Microsoft's Emotion Recognition Software Quantifies Feelings Based on Expressions

George Takei Presents on YouTube // Microsoft's Project Oxford
George Takei Presents on YouTube // Microsoft's Project Oxford / George Takei Presents on YouTube // Microsoft's Project Oxford

Can you tell how someone is feeling just by looking at their face? Microsoft's Project Oxford team has developed an experimental tool that it says can detect a person's emotional state just by analyzing a photo of his/her expression. Each emotion is given a decimal value to five places, which together equal .99999 and form a numerical representation of complex human feelings.

The emotions that the API claims to recognize are anger, contempt, disgust, fear, happiness, neutral, sadness, and surprise. "These emotions are understood to be cross-culturally and universally communicated with particular facial expressions," reads the MPO website. The tool can recognize and analyze as many as 64 faces in a single image, but it does include the disclaimers that  "frontal and near-frontal faces have the best results" and "recognition is experimental, and not always accurate."

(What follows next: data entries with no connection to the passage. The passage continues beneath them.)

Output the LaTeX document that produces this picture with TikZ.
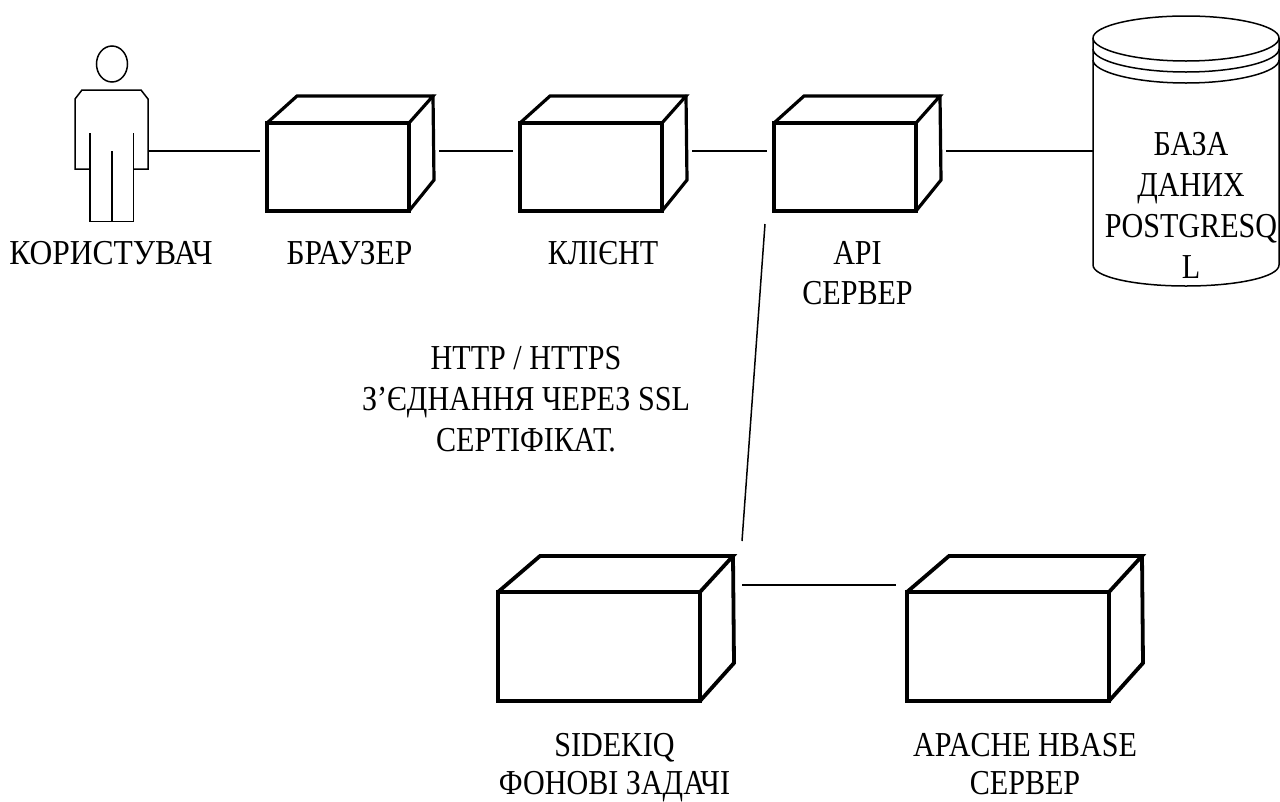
\documentclass[tikz,border=0pt]{standalone}
\usepackage{fontspec}
\setmainfont[FakeStretch=0.86]{Liberation Serif}
\newfontfamily\widerserif[FakeStretch=0.9]{Liberation Serif}
\newlength{\cubew}
\tikzset{
  cubeline/.style={line width=\cubew,line join=miter,line cap=round},
  cubefront/.style={draw,line width=\cubew,inner sep=0pt,outer sep=0pt},
  thin line/.style={line width=1.5pt},
  link/.style={line width=1.5pt},
  lbl/.style={align=center,anchor=north,inner sep=0pt,outer sep=0pt,font=\fontsize{35}{#1}\selectfont},
  lbl/.default=41,
  lblwide/.style={align=center,anchor=north,inner sep=0pt,outer sep=0pt,font=\widerserif\fontsize{35}{41}\selectfont}
}
% name, left, top, width, height, back-left dx, back-right dx, dy, side-bottom dy
\newcommand{\cubebox}[9]{%
  \node[cubefront,minimum width=#4pt,minimum height=#5pt] (#1) at ({#2+#4/2},{#3+#5/2}) {};
  \draw[cubeline] (#1.north west) -- ++(#6,-#8) -- ([shift={(#7,-#8)}]#1.north east) -- (#1.north east);
  \draw[cubeline] ([shift={(#7,-#8)}]#1.north east) -- ([shift={(#7+1,-#9)}]#1.south east) -- (#1.south east);
}
\begin{document}
\begin{tikzpicture}[x=1pt,y=-1pt]
\useasboundingbox (0,0) rectangle (1280,801);
\fill[white] (0,0) rectangle (1280,801);
% actor
\draw[thin line] (112,64) ellipse [x radius=15.5,y radius=18];
\draw[thin line] (90,169) -- (75,169) -- (75,99) -- (82,90) -- (141,90) -- (148,99) -- (148,169) -- (133.5,169);
\draw[thin line] (90,133) -- (90,221.5) -- (133.5,221.5) -- (133.5,133);
\draw[thin line] (112,151) -- (112,221.5);
\coordinate (userport) at (148,151);
% cubes
\setlength{\cubew}{3.2pt}
\cubebox{browser}{267}{123}{142}{88}{30}{24}{27}{31}
\cubebox{client}{520}{123}{142}{88}{30}{24}{27}{31}
\cubebox{api}{774}{123}{142}{88}{30}{24}{27}{31}
\setlength{\cubew}{3.8pt}
\cubebox{sidekiq}{498}{592}{202}{109}{42}{33}{36}{38}
\cubebox{hbase}{907}{592}{202}{109}{42}{33}{36}{38}
% database
\node[inner sep=0pt,outer sep=0pt,minimum width=186pt,minimum height=270pt] (db) at (1186,151) {};
\draw[thin line] (1093,38) .. controls (1093,26) and (1135,16) .. (1186,16) .. controls (1237,16) and (1279,26) .. (1279,38) .. controls (1279,50) and (1237,61) .. (1186,61) .. controls (1135,61) and (1093,50) .. (1093,38);
\draw[thin line] (1093,49) .. controls (1093,61) and (1135,72) .. (1186,72) .. controls (1237,72) and (1279,61) .. (1279,49);
\draw[thin line] (1093,60) .. controls (1093,72) and (1135,83) .. (1186,83) .. controls (1237,83) and (1279,72) .. (1279,60);
\draw[thin line] (1093,38) -- (1093,265) .. controls (1093,277) and (1135,286) .. (1186,286) .. controls (1237,286) and (1279,277) .. (1279,265) -- (1279,38);
% connectors
\draw[link] (userport) -- ([shift={(-7,-16)}]browser.west);
\draw[link] ([shift={(30,-16)}]browser.east) -- ([shift={(-7,-16)}]client.west);
\draw[link] ([shift={(30,-16)}]client.east) -- ([shift={(-7,-16)}]api.west);
\draw[link] ([shift={(30,-16)}]api.east) -- (db.west);
\draw[link] ([shift={(-9,13)}]api.south west) -- ([shift={(42,-51)}]sidekiq.north east);
\draw[link] ([shift={(42,-7)}]sidekiq.north east) -- ([shift={(-11,-7)}]hbase.north west);
% labels
\node[lblwide] (l1) at (111,241) {КОРИСТУВАЧ};
\node[lblwide] (l2) at (349.5,241) {БРАУЗЕР};
\node[lbl] (l3) at (603,241) {КЛІЄНТ};
\node[lbl=40] (l4) at (857.5,241) {API\\СЕРВЕР};
\node[lbl] (l5) at (1191,132) {БАЗА\\ДАНИХ\\POSTGRESQ\\L};
\node[lbl] (l6) at (526,346) {HTTP / HTTPS\\З’ЄДНАННЯ ЧЕРЕЗ SSL\\СЕРТІФІКАТ.};
\node[lbl=38.5] (l7) at (614.5,733) {SIDEKIQ\\ФОНОВІ ЗАДАЧІ};
\node[lbl=38.5] (l8) at (1025,733) {APACHE HBASE\\СЕРВЕР};
\end{tikzpicture}
\end{document}
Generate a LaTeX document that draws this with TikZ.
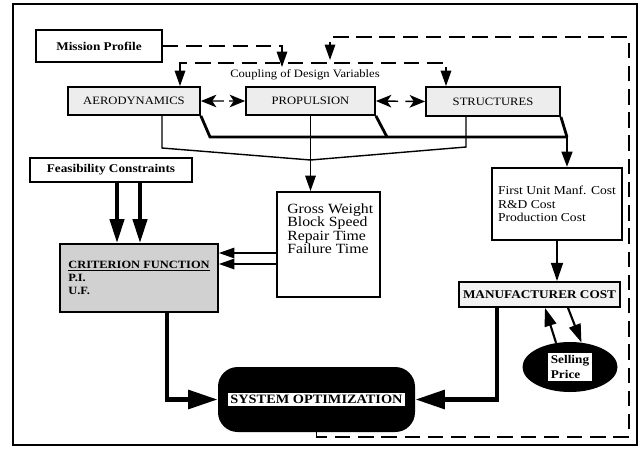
\documentclass[tikz,border=0pt]{standalone}
\usepackage{fontspec}
\setmainfont{Liberation Serif}[FakeStretch=1.12]
\usetikzlibrary{arrows.meta,shapes.geometric,calc}

\begin{document}
\begin{tikzpicture}[x=0.025cm, y=-0.025cm,
		box/.style={draw, line width=1.3pt, inner sep=0pt},
		wh/.style 2 args={minimum width=#1*0.025cm, minimum height=#2*0.025cm},
		title/.style={font=\fontsize{8.4}{10}\selectfont\bfseries},
		caps/.style={font=\fontsize{8}{10}\selectfont},
		stip/.style={fill=black!7},
		conn/.style={line width=1pt},
		heavy/.style={line width=2pt},
		fat/.style={line width=3.5pt},
		fback/.style={line width=1.1pt, dash pattern=on 11pt off 5.5pt},
		smlarrow/.style={-{Triangle[length=11pt,width=7.5pt]}},
		cplarrow/.style={-{Stealth[length=11pt,width=9pt,inset=3pt]}},
		midarrow/.style={-{Triangle[length=13pt,width=8.5pt]}},
		thickarrow/.style={line width=2.8pt, -{Triangle[length=17pt,width=10pt]}},
		bigarrow/.style={-{Triangle[length=21pt,width=13pt]}}]
		\useasboundingbox (0,0) rectangle (639,449);
		\draw[line width=1.2pt] (13,4) rectangle (637,445);
		\node[box, wh={126}{32}, title] (mission) at (99,46) {Mission Profile};
		\node[caps] (coupling) at (305,75) {Coupling of Design Variables};
		\node[box, stip, wh={132}{28}, caps] (aero) at (134,101) {AERODYNAMICS};
		\node[box, stip, wh={129}{28}, caps] (prop) at (310.5,101) {PROPULSION};
		\node[box, stip, wh={134}{29}, caps] (struct) at (493,101.5) {STRUCTURES};
		\node[box, wh={162}{24}, title] (feas) at (111,170) {Feasibility Constraints};
		\node[box, fill=black!18, wh={158}{68}, align=left,
			font=\fontsize{7.9}{9.2}\selectfont\bfseries] (crit) at (139,278) {\underline{CRITERION FUNCTION}\\P.I.\\U.F.};
		\node[box, wh={103}{105}] (gross) at (328.5,244.5) {};
		\node[anchor=north west, align=left, inner sep=0pt, font=\fontsize{10}{9.6}\selectfont] (grosslist)
			at ([shift={(11,12)}]gross.north west) {Gross Weight\\Block Speed\\Repair Time\\Failure Time};
		\node[box, wh={130}{72}, align=left,
			font=\fontsize{8.6}{9.4}\selectfont] (first) at (557,204) {First Unit Manf. Cost\\R\&D Cost\\Production Cost};
		\node[box, fill=black!5, wh={161}{25}, font=\fontsize{8.4}{10}\selectfont\bfseries] (manuf) at (539.5,294.5) {MANUFACTURER COST};
		\node[ellipse, fill=black, wh={95}{50}, inner sep=0pt, font=\fontsize{8.4}{9}\selectfont\bfseries] (sell)
			at (570,367) {\fboxsep=2pt\colorbox{white}{\shortstack[l]{Selling\\Price}}};
		\node[fill=black, rounded corners=14pt, wh={197}{65}, inner sep=0pt, font=\fontsize{9.1}{10}\selectfont\bfseries] (sysopt)
			at (316.5,399.5) {\fboxsep=1.5pt\colorbox{white}{SYSTEM OPTIMIZATION}};
		\draw[conn, cplarrow] ($(aero.east)!0.52!(prop.west)$) -- (aero.east);
		\draw[conn, cplarrow] ($(aero.east)!0.64!(prop.west)$) -- (prop.west);
		\draw[conn, cplarrow] ($(prop.east)!0.45!(struct.west)$) -- (prop.east);
		\draw[conn, cplarrow] ($(prop.east)!0.6!(struct.west)$) -- (struct.west);
		\coordinate (mp) at (282,67);
		\coordinate (cl) at (180,63);
		\coordinate (cr) at (446,63);
		\coordinate (fbr) at (629,437);
		\coordinate (fbt) at (330,37);
		\coordinate (fbe) at (330,60);
		\draw[fback, smlarrow] (mission.east) -| (mp);
		\draw[fback, {Triangle[length=11pt,width=7.5pt]}-{Triangle[length=11pt,width=7.5pt]}]
			(cl |- aero.north) -- (cl) -- (cr) -- (cr |- struct.north);
		\draw[fback, smlarrow] (sysopt.south) |- (fbr) |- (fbt) -- (fbe);
		\coordinate (aL) at (162,148);
		\coordinate (sR) at (466,147);
		\coordinate (join) at (310.5,160);
		\draw[conn] (aero.south -| aL) -- (aL) -- (join);
		\draw[conn] (struct.south -| sR) -- (sR) -- (join);
		\draw[conn, smlarrow] (prop.south) -- (prop.south |- gross.north);
		\coordinate (tL) at (210,137);
		\coordinate (pT) at (387,137);
		\coordinate (tR) at (567,137);
		\draw[heavy] (aero.south east) -- (tL) -- (tR);
		\draw[heavy] (prop.south east) -- (pT);
		\draw[heavy] (struct.south east) -- (tR);
		\draw[heavy, smlarrow] (tR) -- (tR |- first.north);
		\coordinate (f1) at (117,0);
		\coordinate (f2) at (140,0);
		\draw[thickarrow] (feas.south -| f1) -- (crit.north -| f1);
		\draw[thickarrow] (feas.south -| f2) -- (crit.north -| f2);
		\coordinate (g1) at (0,253);
		\coordinate (g2) at (0,264);
		\draw[conn, smlarrow] (gross.west |- g1) -- (crit.east |- g1);
		\draw[conn, smlarrow] (gross.west |- g2) -- (crit.east |- g2);
		\coordinate (c3) at (167,0);
		\coordinate (c4) at (497,0);
		\draw[fat, bigarrow] (crit.south -| c3) |- (sysopt.west);
		\draw[fat, bigarrow] (manuf.south -| c4) |- (sysopt.east);
		\draw[line width=1.4pt, midarrow] (first.south) -- (first.south |- manuf.north);
		\coordinate (m1) at (545,0);
		\coordinate (m2) at (568,0);
		\draw[line width=1.5pt, midarrow] (sell.120) -- (manuf.south -| m1);
		\draw[line width=1.5pt, midarrow] (manuf.south -| m2) -- (sell.65);
	\end{tikzpicture}
\end{document}
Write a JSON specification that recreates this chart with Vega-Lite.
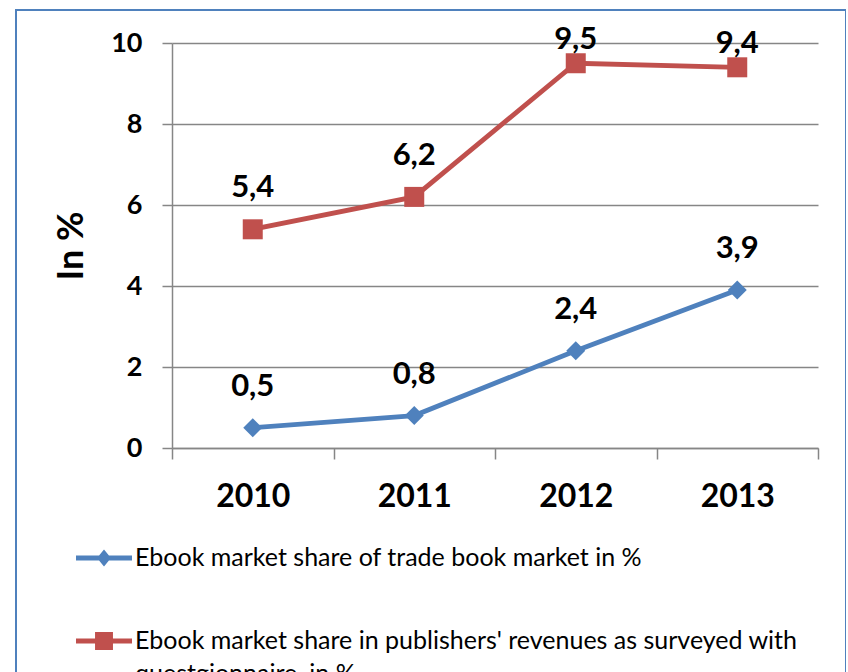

Hyperallergic tested the tool to see how it analyzed the emotions of famous works of art. It found that Mona Lisa's smirk was half happiness and half neutral, and it attributed the expression of Dorothea Lange's Migrant Mother (1936) as being mostly neutral with less sadness than the iconic photo actually conveys. Using photos from iStock, YouTube, and Wikimedia Commons, we decided to try the tool for ourselves to see how accurate or inaccurate it could be (note: it does not work on photos of angry cats). Check out the results below, and conduct your own emotional photo experiment on Microsoft's Project Oxford website.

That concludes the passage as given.